* [Task instructions] Both boundary lines count: repeat, exactly and alone, the lines from the one containing "Output the Python" to the one containing "plt.rcParams['mathtext.it'] = 'Liberation", with pictures left out.

BEGIN Supplied information

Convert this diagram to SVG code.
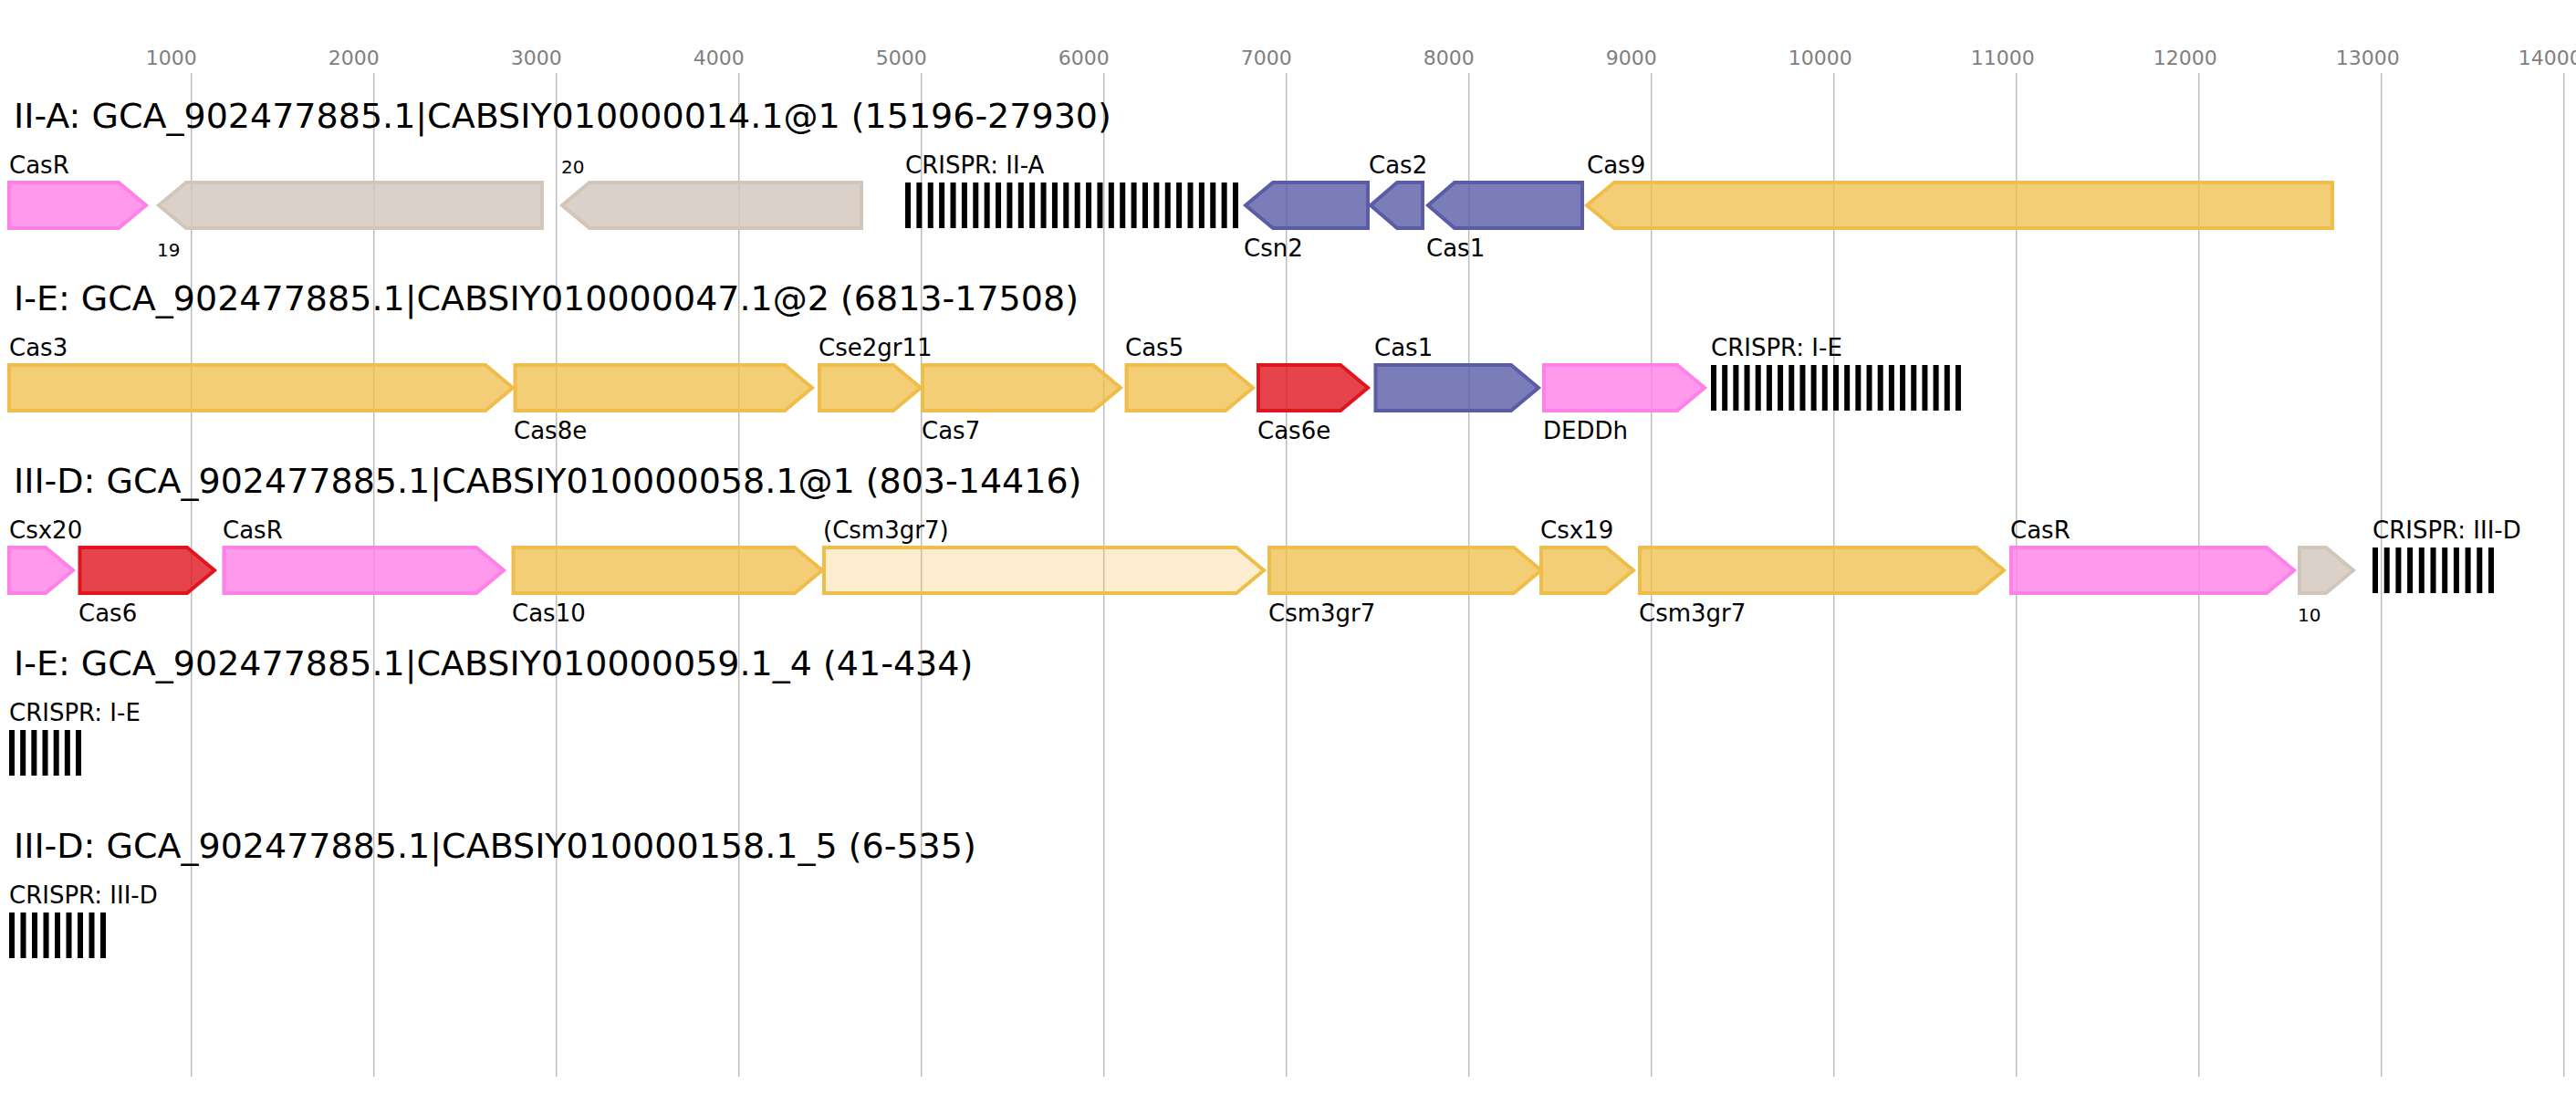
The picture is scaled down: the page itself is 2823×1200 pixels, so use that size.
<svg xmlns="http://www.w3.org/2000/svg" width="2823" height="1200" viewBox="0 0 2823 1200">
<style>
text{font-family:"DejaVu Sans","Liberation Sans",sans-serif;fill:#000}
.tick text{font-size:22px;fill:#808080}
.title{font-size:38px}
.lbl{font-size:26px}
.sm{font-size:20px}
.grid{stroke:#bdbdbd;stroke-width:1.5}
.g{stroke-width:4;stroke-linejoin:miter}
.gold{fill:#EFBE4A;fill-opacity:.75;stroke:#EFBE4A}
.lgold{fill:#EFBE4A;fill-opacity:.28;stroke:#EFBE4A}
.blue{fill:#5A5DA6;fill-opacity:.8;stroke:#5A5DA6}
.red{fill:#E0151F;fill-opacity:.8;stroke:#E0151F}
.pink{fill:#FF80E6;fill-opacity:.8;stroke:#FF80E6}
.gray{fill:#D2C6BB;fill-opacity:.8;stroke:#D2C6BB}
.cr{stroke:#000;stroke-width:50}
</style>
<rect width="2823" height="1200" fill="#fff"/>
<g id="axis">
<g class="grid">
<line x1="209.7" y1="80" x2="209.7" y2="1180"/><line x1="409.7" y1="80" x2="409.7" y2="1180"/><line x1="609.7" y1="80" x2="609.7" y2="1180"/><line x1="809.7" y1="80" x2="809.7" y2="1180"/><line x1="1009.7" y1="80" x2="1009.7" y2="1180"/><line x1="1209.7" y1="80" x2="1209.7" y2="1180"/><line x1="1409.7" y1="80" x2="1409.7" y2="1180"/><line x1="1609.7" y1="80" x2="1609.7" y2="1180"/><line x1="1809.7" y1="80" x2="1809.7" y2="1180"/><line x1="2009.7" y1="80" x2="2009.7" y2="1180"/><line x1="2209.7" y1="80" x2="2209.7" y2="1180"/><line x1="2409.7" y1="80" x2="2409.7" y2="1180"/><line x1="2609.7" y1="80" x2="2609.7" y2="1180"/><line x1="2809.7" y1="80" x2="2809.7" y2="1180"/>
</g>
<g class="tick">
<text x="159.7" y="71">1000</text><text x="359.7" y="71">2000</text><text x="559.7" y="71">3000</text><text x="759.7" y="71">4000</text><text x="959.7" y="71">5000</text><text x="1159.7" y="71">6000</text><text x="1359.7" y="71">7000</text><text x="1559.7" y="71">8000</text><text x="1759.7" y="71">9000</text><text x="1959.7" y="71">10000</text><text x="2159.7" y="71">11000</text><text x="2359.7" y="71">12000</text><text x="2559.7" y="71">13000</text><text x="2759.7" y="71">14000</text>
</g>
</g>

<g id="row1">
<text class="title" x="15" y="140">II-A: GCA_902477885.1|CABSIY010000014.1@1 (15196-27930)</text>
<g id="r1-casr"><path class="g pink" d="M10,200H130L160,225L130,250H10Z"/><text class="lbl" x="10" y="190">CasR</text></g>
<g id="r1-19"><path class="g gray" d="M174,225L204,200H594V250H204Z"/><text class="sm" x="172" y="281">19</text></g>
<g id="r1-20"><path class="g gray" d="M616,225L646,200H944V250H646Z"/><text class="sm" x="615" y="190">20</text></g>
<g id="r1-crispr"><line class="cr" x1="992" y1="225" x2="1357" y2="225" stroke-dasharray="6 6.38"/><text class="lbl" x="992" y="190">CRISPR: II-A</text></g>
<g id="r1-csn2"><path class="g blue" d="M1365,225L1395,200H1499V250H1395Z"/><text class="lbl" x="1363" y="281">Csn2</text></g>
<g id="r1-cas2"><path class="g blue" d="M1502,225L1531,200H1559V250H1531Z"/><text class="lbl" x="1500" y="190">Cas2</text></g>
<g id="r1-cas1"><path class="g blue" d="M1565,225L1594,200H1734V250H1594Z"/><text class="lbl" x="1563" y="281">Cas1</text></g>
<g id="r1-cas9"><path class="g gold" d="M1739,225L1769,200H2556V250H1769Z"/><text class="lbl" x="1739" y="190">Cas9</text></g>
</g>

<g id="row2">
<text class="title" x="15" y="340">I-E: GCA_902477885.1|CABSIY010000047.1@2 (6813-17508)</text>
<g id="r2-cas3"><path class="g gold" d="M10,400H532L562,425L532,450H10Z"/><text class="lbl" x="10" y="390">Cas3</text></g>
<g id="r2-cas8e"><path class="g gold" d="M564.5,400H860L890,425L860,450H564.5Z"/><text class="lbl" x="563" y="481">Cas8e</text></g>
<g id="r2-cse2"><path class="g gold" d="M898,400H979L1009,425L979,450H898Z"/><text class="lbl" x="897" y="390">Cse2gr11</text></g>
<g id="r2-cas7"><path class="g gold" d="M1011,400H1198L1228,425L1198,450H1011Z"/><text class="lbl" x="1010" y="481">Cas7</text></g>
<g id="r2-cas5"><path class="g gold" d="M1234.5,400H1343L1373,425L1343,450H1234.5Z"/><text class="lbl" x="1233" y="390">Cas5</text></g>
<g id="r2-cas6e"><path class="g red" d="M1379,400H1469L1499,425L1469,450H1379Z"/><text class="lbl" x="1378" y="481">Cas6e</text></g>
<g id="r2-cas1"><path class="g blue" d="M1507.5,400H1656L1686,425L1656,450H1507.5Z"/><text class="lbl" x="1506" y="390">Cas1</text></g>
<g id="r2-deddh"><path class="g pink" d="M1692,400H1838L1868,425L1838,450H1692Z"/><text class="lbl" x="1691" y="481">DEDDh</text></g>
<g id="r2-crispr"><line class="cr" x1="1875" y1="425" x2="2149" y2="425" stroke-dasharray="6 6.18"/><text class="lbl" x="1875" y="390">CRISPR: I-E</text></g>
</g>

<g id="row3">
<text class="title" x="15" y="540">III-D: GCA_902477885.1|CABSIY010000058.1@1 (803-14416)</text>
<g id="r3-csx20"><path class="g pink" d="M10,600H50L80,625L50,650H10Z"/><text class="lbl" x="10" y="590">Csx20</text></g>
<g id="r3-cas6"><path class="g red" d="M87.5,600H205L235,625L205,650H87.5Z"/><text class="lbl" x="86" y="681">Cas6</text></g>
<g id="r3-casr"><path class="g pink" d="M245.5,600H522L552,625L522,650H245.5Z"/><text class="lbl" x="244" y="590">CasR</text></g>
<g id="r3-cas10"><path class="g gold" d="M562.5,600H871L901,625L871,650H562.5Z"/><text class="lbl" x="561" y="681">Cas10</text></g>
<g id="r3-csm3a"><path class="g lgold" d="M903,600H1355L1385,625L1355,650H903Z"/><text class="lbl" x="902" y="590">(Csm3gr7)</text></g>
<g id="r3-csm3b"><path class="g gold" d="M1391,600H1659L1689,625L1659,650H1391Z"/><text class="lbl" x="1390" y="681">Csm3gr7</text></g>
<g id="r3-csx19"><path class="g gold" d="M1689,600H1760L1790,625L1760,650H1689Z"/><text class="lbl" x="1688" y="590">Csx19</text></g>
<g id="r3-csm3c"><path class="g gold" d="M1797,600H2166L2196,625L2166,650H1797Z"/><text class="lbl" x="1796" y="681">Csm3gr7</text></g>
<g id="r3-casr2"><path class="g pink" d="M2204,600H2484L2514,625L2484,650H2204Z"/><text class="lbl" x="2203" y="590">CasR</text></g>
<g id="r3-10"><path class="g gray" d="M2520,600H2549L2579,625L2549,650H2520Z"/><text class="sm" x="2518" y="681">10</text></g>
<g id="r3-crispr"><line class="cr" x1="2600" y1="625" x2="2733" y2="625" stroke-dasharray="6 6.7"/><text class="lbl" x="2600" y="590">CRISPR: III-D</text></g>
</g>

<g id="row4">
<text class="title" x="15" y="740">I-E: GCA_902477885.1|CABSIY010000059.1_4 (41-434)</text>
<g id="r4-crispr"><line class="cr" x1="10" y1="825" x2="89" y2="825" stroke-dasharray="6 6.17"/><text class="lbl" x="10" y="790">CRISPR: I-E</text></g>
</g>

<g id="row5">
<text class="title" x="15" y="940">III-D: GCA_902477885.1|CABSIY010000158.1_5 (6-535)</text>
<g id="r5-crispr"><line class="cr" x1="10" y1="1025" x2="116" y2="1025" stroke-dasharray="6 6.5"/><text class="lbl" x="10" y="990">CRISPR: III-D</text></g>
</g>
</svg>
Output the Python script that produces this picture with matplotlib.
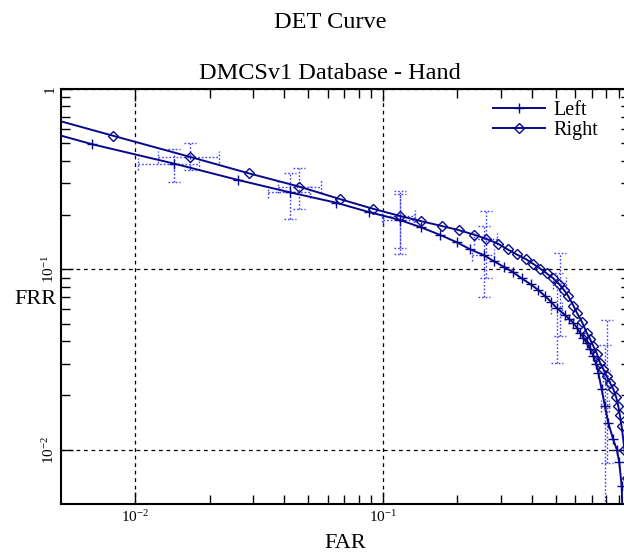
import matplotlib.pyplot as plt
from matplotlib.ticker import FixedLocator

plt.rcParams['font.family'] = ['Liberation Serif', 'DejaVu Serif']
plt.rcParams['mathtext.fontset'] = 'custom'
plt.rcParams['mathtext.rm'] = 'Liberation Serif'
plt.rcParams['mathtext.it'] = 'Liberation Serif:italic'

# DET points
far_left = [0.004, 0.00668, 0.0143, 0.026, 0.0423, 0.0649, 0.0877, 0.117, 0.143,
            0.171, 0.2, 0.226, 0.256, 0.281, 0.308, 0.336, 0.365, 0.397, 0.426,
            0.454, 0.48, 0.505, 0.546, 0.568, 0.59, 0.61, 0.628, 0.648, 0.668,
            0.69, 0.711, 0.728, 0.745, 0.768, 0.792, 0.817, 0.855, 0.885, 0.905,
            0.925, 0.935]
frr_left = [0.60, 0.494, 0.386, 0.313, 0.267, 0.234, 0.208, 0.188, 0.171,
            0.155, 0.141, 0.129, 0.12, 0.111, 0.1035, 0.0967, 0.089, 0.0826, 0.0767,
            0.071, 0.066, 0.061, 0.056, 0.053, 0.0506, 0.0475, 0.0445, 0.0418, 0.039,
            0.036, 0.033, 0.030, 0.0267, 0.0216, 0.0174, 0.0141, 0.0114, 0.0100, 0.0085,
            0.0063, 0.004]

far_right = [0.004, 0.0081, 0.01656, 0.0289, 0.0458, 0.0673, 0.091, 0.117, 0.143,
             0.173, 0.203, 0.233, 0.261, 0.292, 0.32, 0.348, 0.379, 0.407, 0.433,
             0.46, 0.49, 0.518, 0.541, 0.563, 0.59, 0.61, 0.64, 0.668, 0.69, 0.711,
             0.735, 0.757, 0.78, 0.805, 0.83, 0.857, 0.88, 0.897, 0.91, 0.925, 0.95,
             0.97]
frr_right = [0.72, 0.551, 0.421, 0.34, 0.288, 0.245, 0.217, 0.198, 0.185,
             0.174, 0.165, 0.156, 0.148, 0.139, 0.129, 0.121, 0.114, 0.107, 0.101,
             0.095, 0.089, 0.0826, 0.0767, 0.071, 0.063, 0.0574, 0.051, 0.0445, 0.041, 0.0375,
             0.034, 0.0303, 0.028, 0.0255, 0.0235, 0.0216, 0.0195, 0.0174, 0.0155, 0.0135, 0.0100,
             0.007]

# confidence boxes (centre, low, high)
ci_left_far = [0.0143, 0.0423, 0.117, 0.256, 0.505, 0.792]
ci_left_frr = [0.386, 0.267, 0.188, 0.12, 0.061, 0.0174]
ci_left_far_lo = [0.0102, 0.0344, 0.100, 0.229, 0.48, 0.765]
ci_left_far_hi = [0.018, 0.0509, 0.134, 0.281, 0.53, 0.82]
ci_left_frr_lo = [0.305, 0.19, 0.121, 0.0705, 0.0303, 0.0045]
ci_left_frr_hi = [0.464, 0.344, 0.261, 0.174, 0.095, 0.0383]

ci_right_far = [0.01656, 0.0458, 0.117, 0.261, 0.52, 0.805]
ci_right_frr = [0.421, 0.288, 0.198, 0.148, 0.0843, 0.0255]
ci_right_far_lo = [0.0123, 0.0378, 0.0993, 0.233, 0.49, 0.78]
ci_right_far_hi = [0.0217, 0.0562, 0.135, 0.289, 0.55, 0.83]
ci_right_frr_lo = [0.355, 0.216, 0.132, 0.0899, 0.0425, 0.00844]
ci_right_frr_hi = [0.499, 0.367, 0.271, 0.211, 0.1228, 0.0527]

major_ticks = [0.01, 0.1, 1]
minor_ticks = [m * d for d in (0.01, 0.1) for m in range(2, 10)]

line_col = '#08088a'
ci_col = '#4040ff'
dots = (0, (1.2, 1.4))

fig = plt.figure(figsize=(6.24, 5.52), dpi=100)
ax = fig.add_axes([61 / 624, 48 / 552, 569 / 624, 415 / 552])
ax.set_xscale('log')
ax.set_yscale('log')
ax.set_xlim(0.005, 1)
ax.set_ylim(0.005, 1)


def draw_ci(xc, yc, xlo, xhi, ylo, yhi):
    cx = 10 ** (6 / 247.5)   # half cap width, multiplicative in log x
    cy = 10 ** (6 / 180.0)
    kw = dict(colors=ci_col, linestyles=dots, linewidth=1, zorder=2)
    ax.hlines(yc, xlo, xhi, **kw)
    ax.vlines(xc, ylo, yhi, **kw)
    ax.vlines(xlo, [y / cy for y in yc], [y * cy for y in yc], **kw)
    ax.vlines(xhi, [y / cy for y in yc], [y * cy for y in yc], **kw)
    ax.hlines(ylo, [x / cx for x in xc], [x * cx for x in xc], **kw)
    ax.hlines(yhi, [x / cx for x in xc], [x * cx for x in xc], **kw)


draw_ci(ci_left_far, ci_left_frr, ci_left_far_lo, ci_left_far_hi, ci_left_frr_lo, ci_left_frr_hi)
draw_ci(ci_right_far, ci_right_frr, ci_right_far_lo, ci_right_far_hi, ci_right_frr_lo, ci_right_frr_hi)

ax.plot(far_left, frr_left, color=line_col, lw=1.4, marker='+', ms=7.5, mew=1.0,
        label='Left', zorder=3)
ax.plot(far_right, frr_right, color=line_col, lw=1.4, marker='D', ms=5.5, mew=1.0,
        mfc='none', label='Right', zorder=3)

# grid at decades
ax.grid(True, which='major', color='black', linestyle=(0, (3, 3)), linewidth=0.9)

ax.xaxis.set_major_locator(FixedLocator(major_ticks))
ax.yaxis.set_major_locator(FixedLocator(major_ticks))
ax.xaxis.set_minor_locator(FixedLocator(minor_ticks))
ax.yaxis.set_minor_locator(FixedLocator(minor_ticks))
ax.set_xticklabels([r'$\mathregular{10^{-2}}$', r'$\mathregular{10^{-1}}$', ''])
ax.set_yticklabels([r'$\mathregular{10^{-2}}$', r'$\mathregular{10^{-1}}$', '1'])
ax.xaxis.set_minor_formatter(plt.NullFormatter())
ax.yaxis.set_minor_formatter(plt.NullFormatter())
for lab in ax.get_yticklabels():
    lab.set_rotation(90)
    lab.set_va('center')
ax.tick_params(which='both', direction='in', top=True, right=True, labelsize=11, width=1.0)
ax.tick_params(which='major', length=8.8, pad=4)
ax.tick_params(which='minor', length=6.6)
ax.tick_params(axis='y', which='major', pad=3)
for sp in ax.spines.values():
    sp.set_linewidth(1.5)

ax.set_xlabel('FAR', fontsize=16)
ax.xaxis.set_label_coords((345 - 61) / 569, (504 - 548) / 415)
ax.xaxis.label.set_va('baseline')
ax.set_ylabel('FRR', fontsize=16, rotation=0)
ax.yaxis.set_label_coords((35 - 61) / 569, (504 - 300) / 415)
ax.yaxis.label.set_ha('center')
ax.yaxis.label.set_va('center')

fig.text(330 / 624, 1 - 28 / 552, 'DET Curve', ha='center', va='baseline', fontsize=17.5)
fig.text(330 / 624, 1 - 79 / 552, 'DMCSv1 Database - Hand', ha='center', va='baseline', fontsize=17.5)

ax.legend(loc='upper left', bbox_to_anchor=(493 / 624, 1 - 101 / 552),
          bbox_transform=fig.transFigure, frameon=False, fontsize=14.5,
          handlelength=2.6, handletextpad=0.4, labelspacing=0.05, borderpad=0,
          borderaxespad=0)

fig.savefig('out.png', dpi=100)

END Supplied information

* [Answer to the exercise]
Output the Python script that produces this picture with matplotlib.
import matplotlib.pyplot as plt
from matplotlib.ticker import FixedLocator

plt.rcParams['font.family'] = ['Liberation Serif', 'DejaVu Serif']
plt.rcParams['mathtext.fontset'] = 'custom'
plt.rcParams['mathtext.rm'] = 'Liberation Serif'
plt.rcParams['mathtext.it'] = 'Liberation Serif:italic'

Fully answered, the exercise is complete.